The Owl band has a history of not being quiet. The outraged response was one that the band, whose performances have often targeted errant authority figures, has gotten used to over the years. In 2011, there were gasps and guffaws when the band spelled out “$EC” at Darrell K. Royal Memorial Stadium, the Longhorns’ home turf. In 2007, there were shock waves when a hell-themed show condemned an unpopular former Rice coach to a place beyond the bowels of the inferno, namely Tulsa.
During my time in the band as a wind player and as coordinator of the script-writing team in 2009, we came to anticipate angry letters over everything from the deliberate jabs to the innocent choices. One person was upset because one of the props in a show, a jumbo cutout of the state of Texas, was painted pink.
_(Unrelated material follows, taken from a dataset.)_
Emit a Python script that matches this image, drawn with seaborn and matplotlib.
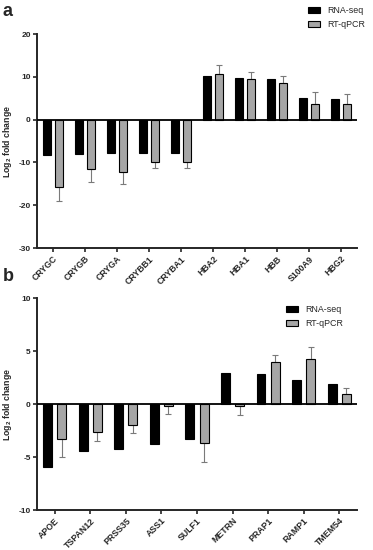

But despite the Owl band’s reputation for irreverence, the ethos is not to cause anger, but to comment on and play with figures and incidents that have already drawn plenty of attention without the band’s help.
After the performance, the Houston Chronicle and KPRC Houston both interpreted the performance as mockery, and a tweet from a Houston sports blogger also took off online: “Holy crap Rice’s halftime show is just the Rice band making fun of Baylor for the program’s sexual assault scandal,” the blogger wrote, later calling the Rice band “total savages.” SB Nation’s Underdog Dynasty described the show as “satire,” and a commentator at the Star-Telegram called it a well-deserved skewering, a perspective echoed by many of the band’s supporters. While the show did do some skewering, I believe the function of the show was simply to let the Bears know that the scandal, barely a year old at this point, has not been forgotten. I think it is neither mockery nor satire to gesture at an existing — and continuing — embarrassment. Indeed, Throckmorton told me that the band members did not intend to mock or shame Baylor; rather, he said, “I am confident they did want to shine a light.”
And the scandal was not the show’s only subject. There were also references to nanotechnology and neurobiology, an unnecessary insult about people educated in Waco not being able to spell, and an unscripted admonishment of audience members who had been pointing lasers at the field. The “IX” segment was, on its face, about the number of Supreme Court justices. Far from being a sick burn solely dedicated to roasting the Baylor administration and football program, the show was remarkably restrained on the Title IX front.
Yet marching formations and snarky remarks, coming from performers who have used much stronger firepower in the past, were enough to cause fans to lash out not at those responsible for Baylor’s failures, but at those who dare mention it even exists. Clearly, the cultural change needed to prevent this type of failure of responsibility from happening again has only begun.
It is true that many Bears fans have not been indignant apologists. But the response from many others in the audience — like those who stood to applaud Briles — suggests that college football culture remains resistant to talking about its failures to protect victims of sexual violence. For those in the business of upending poisonous systems of power, the claim that there is a proper place and time for bringing up rape, which always seems to be nowhere and never, shows that there’s still a long way to go.
The naming of a wrongdoing is never worse than the wrongdoing itself. Not even when the indictment targets an object of the kind of unbridled loyalty we reserve for our favorite sports franchises. But it’s that willfully blind mindset that has led to Baylor’s situation and many, many others like it. Sexual violence is an outrage. If we want to end rape culture on college campuses, and in society at large, we can’t treat the act of acknowledging it as outrageous, too.